Starting with the first line of the data below, copy each line up to and including the one containing "14000, 14200, 14400, 14600, 14800, 15000];". Pictures stay out.

**Supplied information**
----------------------------------------
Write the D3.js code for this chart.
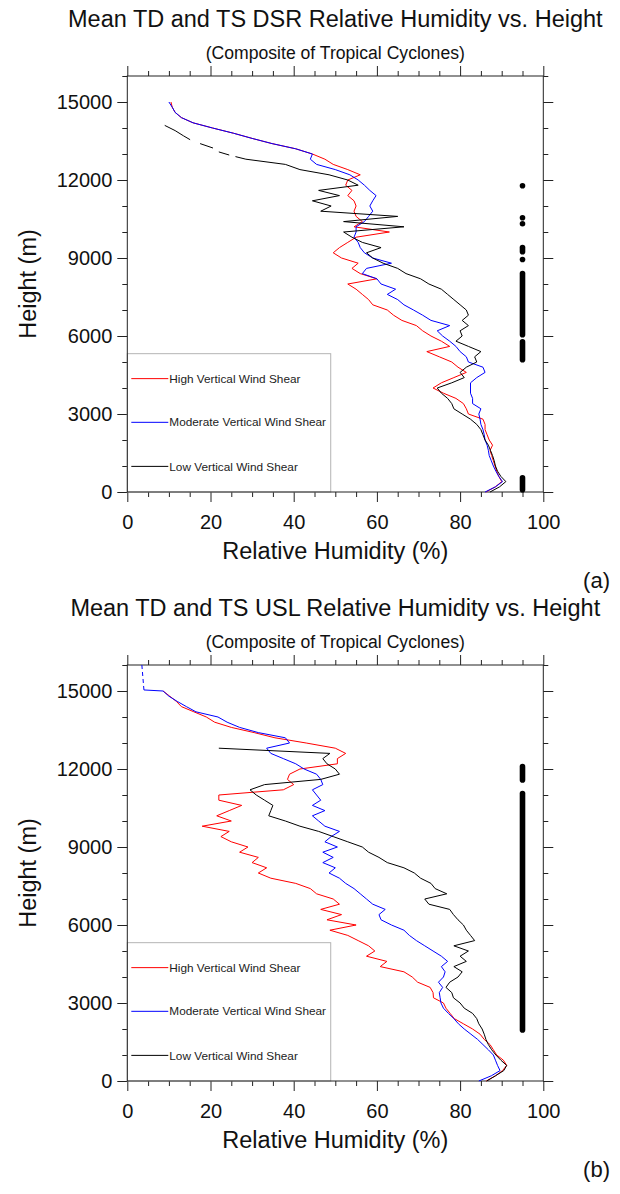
<!DOCTYPE html>
<html>
<head>
<meta charset="utf-8">
<script src="https://cdn.jsdelivr.net/npm/d3@7"></script>
<style>
body { margin: 0; background: #fff; }
svg { display: block; font-family: "Liberation Sans", Arial, Helvetica, sans-serif; }
</style>
</head>
<body>
<svg id="chart" width="620" height="1194"></svg>
<script>
// Height levels (m), shared by every profile
var heights = [0, 200, 400, 600, 800, 1000, 1200, 1400, 1600, 1800,
  2000, 2200, 2400, 2600, 2800, 3000, 3200, 3400, 3600, 3800,
  4000, 4200, 4400, 4600, 4800, 5000, 5200, 5400, 5600, 5800,
  6000, 6200, 6400, 6600, 6800, 7000, 7200, 7400, 7600, 7800,
  8000, 8200, 8400, 8600, 8800, 9000, 9200, 9400, 9600, 9800,
  10000, 10200, 10400, 10600, 10800, 11000, 11200, 11400, 11600, 11800,
  12000, 12200, 12400, 12600, 12800, 13000, 13200, 13400, 13600, 13800,
  14000, 14200, 14400, 14600, 14800, 15000];

// (a) DSR relative humidity (%)
var highA = [86.2, 88.5, 90.0, 89.3, 88.8, 88.4, 88.0, 87.6, 87.2, 87.8,
  87.0, 86.5, 86.0, 86.0, 85.5, 82.0, 81.5, 80.8, 79.0, 76.0,
  73.5, 75.5, 78.5, 81.5, 79.5, 78.0, 75.0, 72.0, 77.5, 75.5,
  73.0, 71.0, 69.5, 66.0, 64.0, 62.5, 59.0, 58.0, 56.5, 55.0,
  53.0, 60.0, 56.0, 54.0, 55.5, 51.5, 49.5, 51.0, 53.0, 55.0,
  63.0, 54.5, 56.5, 55.0, 54.5, 55.0, 54.5, 53.0, 54.0, 52.5,
  53.0, 56.0, 53.0, 49.5, 47.5, 44.5, 40.5, 34.8, 30.0, 25.5,
  20.5, 15.8, 13.0, 11.5, 10.8, 10.5];
var moderateA = [86.0, 88.5, 90.2, 89.3, 88.6, 88.0, 87.5, 87.0, 86.8, 86.5,
  86.0, 85.8, 85.5, 85.0, 84.8, 84.5, 85.0, 83.0, 83.0, 82.5,
  82.5, 82.5, 84.0, 86.0, 85.5, 82.0, 81.5, 80.0, 79.0, 77.5,
  75.8, 74.5, 77.5, 73.0, 71.0, 68.8, 66.5, 65.0, 62.5, 64.5,
  61.0, 60.0, 56.5, 57.5, 63.5, 59.0, 57.0, 56.0, 55.5, 54.5,
  55.0, 55.0, 57.0, 58.0, 59.0, 58.3, 59.0, 59.8, 58.3, 57.0,
  55.5, 53.5, 50.0, 45.5, 44.0, 44.5, 40.5, 34.8, 30.0, 25.5,
  20.5, 15.8, 13.0, 11.5, 10.8, 10.0];
var lowA = [87.2, 89.5, 91.0, 89.8, 89.0, 88.5, 88.2, 87.8, 87.3, 86.8,
  86.0, 85.5, 85.0, 84.0, 82.5, 80.5, 78.5, 78.0, 77.0, 75.5,
  74.5, 78.0, 81.0, 80.0, 81.5, 84.0, 83.5, 85.0, 82.0, 79.0,
  80.5, 80.0, 82.0, 80.5, 82.0, 81.5, 80.0, 78.5, 77.0, 75.5,
  72.5, 70.5, 67.0, 65.0, 61.5, 59.0, 57.5, 61.0, 56.5, 54.0,
  52.0, 66.5, 52.0, 65.0, 46.5, 49.0, 44.5, 51.0, 46.0, 55.5,
  53.0, 48.5, 41.5, 38.0, 28.5, null, null, null, null, null,
  null, null, null, null, null, null];
// broken top of the (a) low-shear profile
var lowTopHeightsA = [14100, 13900, 13700, 13550, null, 13400, 13230, null, 13080, 12960, null, 12900, 12800];
var lowTopValuesA = [9.0, 11.5, 13.5, 15.1, null, 17.5, 20.6, null, 22.0, 24.5, null, 26.0, 28.5];
// levels marked as significant (m), [bottom, top]
var sigA = [[88, 550], [5090, 5780], [6050, 8400], [8940, 8940], [9240, 9400],
  [10320, 10320], [10550, 10550], [11780, 11780]];

// (b) USL relative humidity (%)
var highB = [86.3, 88.5, 90.2, 91.2, 90.4, 88.8, 88.0, 87.2, 85.8, 84.8,
  83.0, 80.8, 78.6, 77.6, 76.6, 76.0, 73.6, 73.5, 72.8, 69.8,
  68.5, 66.5, 60.8, 62.4, 57.5, 59.5, 58.0, 55.5, 53.0, 48.7,
  55.0, 48.0, 51.5, 46.5, 51.0, 49.5, 45.5, 44.0, 40.5, 34.5,
  31.5, 33.5, 30.0, 31.5, 27.0, 29.0, 25.0, 22.5, 24.5, 18.0,
  25.0, 21.5, 24.5, 27.5, 22.0, 22.0, 37.5, 40.0, 38.5, 39.0,
  41.5, 50.5, 50.5, 52.5, 50.0, 43.0, 35.5, 30.5, 25.0, 21.0,
  19.0, 16.0, 13.0, 11.8, 10.2, 8.6];
var moderateB = [84.5, 87.5, 89.6, 89.0, 88.5, 88.0, 86.8, 85.5, 84.2, 82.6,
  81.0, 79.6, 78.5, 77.2, 76.0, 75.4, 75.2, 75.0, 75.8, 74.8,
  76.0, 76.4, 75.5, 77.0, 75.5, 73.5, 71.5, 69.5, 67.8, 66.5,
  63.5, 61.0, 60.5, 62.0, 59.0, 57.5, 56.0, 54.5, 52.5, 51.0,
  48.5, 50.0, 47.0, 49.5, 47.0, 50.5, 47.5, 49.0, 51.0, 47.5,
  46.0, 44.5, 47.5, 44.5, 46.5, 45.5, 44.5, 47.0, 46.5, 45.5,
  42.5, 40.5, 37.5, 34.5, 33.5, 39.0, 38.0, 31.5, 27.0, 24.0,
  21.8, 16.5, 14.2, 12.0, 10.0, 8.6];
var lowB = [86.4, 88.5, 90.5, 91.2, 89.8, 88.6, 87.6, 86.8, 86.2, 85.8,
  85.3, 84.5, 84.0, 83.0, 81.0, 80.0, 78.4, 78.0, 76.6, 77.5,
  79.5, 80.5, 78.5, 81.5, 80.0, 82.0, 78.5, 83.5, 82.5, 81.5,
  80.8, 79.5, 78.4, 77.5, 72.5, 71.5, 76.8, 74.0, 73.0, 70.5,
  69.0, 66.5, 62.5, 60.5, 58.0, 56.5, 53.0, 49.5, 46.0, 41.5,
  38.0, 34.0, 34.5, 35.0, 33.0, 31.0, 29.5, 33.0, 46.5, 51.0,
  50.0, 48.0, 47.0, 48.7, 22.0, null, null, null, null, null,
  null, null, null, null, null, null];
// top of the (b) moderate-shear profile: solid step, then missing (dashed)
var moderateTopHeightsB = [15000, 15040];
var moderateTopValuesB = [8.6, 4.0];
var moderateMissHeightsB = [15040, 16000];
var moderateMissValuesB = [4.0, 3.5];
var sigB = [[1960, 11060], [11580, 12090]];

var seriesNames = ["High Vertical Wind Shear", "Moderate Vertical Wind Shear", "Low Vertical Wind Shear"];
var seriesColors = ["#ff0000", "#0000ff", "#000000"];

var xMajor = [0, 20, 40, 60, 80, 100];
var xMinor = [5, 10, 15, 25, 30, 35, 45, 50, 55, 65, 70, 75, 85, 90, 95];
var yMajor = [0, 3000, 6000, 9000, 12000, 15000];
var yMinor = [1000, 2000, 4000, 5000, 7000, 8000, 10000, 11000, 13000, 14000, 16000];

var svg = d3.select("#chart");
var W = 416, H = 416;
var x = d3.scaleLinear().domain([0, 100]).range([0, W]);
var y = d3.scaleLinear().domain([0, 16000]).range([H, 0]);

var line = d3.line()
  .defined(function(d) { return d[1] != null && d[0] != null; })
  .x(function(d) { return x(d[1]); })
  .y(function(d) { return y(d[0]); });

function pairs(hs, vs) {
  return hs.map(function(h, i) { return [h, vs[i]]; });
}

function styleAxis(a) {
  a.select(".domain").remove();
  a.selectAll("line").attr("stroke", "#222");
  a.selectAll("text").attr("fill", "#111").attr("font-size", 20);
}

function drawPanel(top, cfg) {
  var g = svg.append("g").attr("transform", "translate(127.3," + top + ")");

  g.append("text").attr("x", W / 2).attr("y", -49.5)
    .attr("text-anchor", "middle").attr("font-size", 23.5).attr("fill", "#111")
    .text(cfg.title);
  g.append("text").attr("x", W / 2).attr("y", -16.6)
    .attr("text-anchor", "middle").attr("font-size", 17.6).attr("fill", "#111")
    .text("(Composite of Tropical Cyclones)");

  // axes (ticks outward on all four sides)
  g.append("g").attr("transform", "translate(0," + H + ")")
    .call(d3.axisBottom(x).tickValues(xMajor).tickSize(10).tickPadding(12.5).tickSizeOuter(0))
    .call(styleAxis);
  g.append("g").attr("transform", "translate(0," + H + ")")
    .call(d3.axisBottom(x).tickValues(xMinor).tickSize(5).tickFormat("").tickSizeOuter(0))
    .call(styleAxis);
  g.append("g")
    .call(d3.axisTop(x).tickValues(xMajor).tickSize(10).tickFormat("").tickSizeOuter(0))
    .call(styleAxis);
  g.append("g")
    .call(d3.axisTop(x).tickValues(xMinor).tickSize(5).tickFormat("").tickSizeOuter(0))
    .call(styleAxis);
  g.append("g")
    .call(d3.axisLeft(y).tickValues(yMajor).tickSize(10).tickPadding(5).tickFormat(d3.format("d")).tickSizeOuter(0))
    .call(styleAxis);
  g.append("g")
    .call(d3.axisLeft(y).tickValues(yMinor).tickSize(5).tickFormat("").tickSizeOuter(0))
    .call(styleAxis);
  g.append("g").attr("transform", "translate(" + W + ",0)")
    .call(d3.axisRight(y).tickValues(yMajor).tickSize(10).tickFormat("").tickSizeOuter(0))
    .call(styleAxis);
  g.append("g").attr("transform", "translate(" + W + ",0)")
    .call(d3.axisRight(y).tickValues(yMinor).tickSize(5).tickFormat("").tickSizeOuter(0))
    .call(styleAxis);

  g.append("text").attr("x", W / 2).attr("y", H + 67)
    .attr("text-anchor", "middle").attr("font-size", 23.5).attr("fill", "#111")
    .text("Relative Humidity (%)");
  g.append("text").attr("transform", "translate(-91,208) rotate(-90)")
    .attr("text-anchor", "middle").attr("font-size", 23.5).attr("fill", "#111")
    .text("Height (m)");
  g.append("text").attr("x", 482.7).attr("y", H + 96)
    .attr("text-anchor", "end").attr("font-size", 22).attr("fill", "#111")
    .text(cfg.tag);

  // legend
  var lg = g.append("g");
  lg.append("rect").attr("x", 0).attr("y", y(5320)).attr("width", x(48.9)).attr("height", H - y(5320))
    .attr("fill", "#fff").attr("stroke", "#b4b4b4").attr("stroke-width", 1);
  var legendY = [4360, 2680, 985];
  seriesNames.forEach(function(name, i) {
    var ly = y(legendY[i]);
    lg.append("line").attr("x1", 4).attr("x2", 41).attr("y1", ly).attr("y2", ly)
      .attr("stroke", seriesColors[i]).attr("stroke-width", 1);
    lg.append("text").attr("x", 42).attr("y", ly).attr("dy", "0.35em")
      .attr("font-size", 11.8).attr("fill", "#222").text(name);
  });

  // frame
  g.append("rect").attr("width", W).attr("height", H)
    .attr("fill", "none").attr("stroke", "#222").attr("stroke-width", 1);

  // profiles
  cfg.series.forEach(function(vals, i) {
    g.append("path").datum(pairs(heights, vals))
      .attr("d", line).attr("fill", "none")
      .attr("stroke", seriesColors[i]).attr("stroke-width", 1);
  });
  cfg.extras.forEach(function(e) {
    g.append("path").datum(pairs(e.h, e.v))
      .attr("d", line).attr("fill", "none")
      .attr("stroke", seriesColors[e.s]).attr("stroke-width", 1)
      .attr("stroke-dasharray", e.dash || null);
  });

  // significance markers
  g.selectAll(".sig").data(cfg.sig).enter().append("line")
    .attr("x1", x(95)).attr("x2", x(95))
    .attr("y1", function(d) { return y(d[0]); })
    .attr("y2", function(d) { return y(d[1]); })
    .attr("stroke", "#000").attr("stroke-width", 5.6).attr("stroke-linecap", "round");
}

drawPanel(76, {
  title: "Mean TD and TS DSR Relative Humidity vs. Height",
  tag: "(a)",
  series: [highA, moderateA, lowA],
  extras: [{h: lowTopHeightsA, v: lowTopValuesA, s: 2}],
  sig: sigA
});
drawPanel(665, {
  title: "Mean TD and TS USL Relative Humidity vs. Height",
  tag: "(b)",
  series: [highB, moderateB, lowB],
  extras: [{h: moderateTopHeightsB, v: moderateTopValuesB, s: 1},
           {h: moderateMissHeightsB, v: moderateMissValuesB, s: 1, dash: "4,3"}],
  sig: sigB
});
</script>
</body>
</html>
----------------------------------------
**Output for this exercise**
Write the D3.js code for this chart.
<!DOCTYPE html>
<html>
<head>
<meta charset="utf-8">
<script src="https://cdn.jsdelivr.net/npm/d3@7"></script>
<style>
body { margin: 0; background: #fff; }
svg { display: block; font-family: "Liberation Sans", Arial, Helvetica, sans-serif; }
</style>
</head>
<body>
<svg id="chart" width="620" height="1194"></svg>
<script>
// Height levels (m), shared by every profile
var heights = [0, 200, 400, 600, 800, 1000, 1200, 1400, 1600, 1800,
  2000, 2200, 2400, 2600, 2800, 3000, 3200, 3400, 3600, 3800,
  4000, 4200, 4400, 4600, 4800, 5000, 5200, 5400, 5600, 5800,
  6000, 6200, 6400, 6600, 6800, 7000, 7200, 7400, 7600, 7800,
  8000, 8200, 8400, 8600, 8800, 9000, 9200, 9400, 9600, 9800,
  10000, 10200, 10400, 10600, 10800, 11000, 11200, 11400, 11600, 11800,
  12000, 12200, 12400, 12600, 12800, 13000, 13200, 13400, 13600, 13800,
  14000, 14200, 14400, 14600, 14800, 15000];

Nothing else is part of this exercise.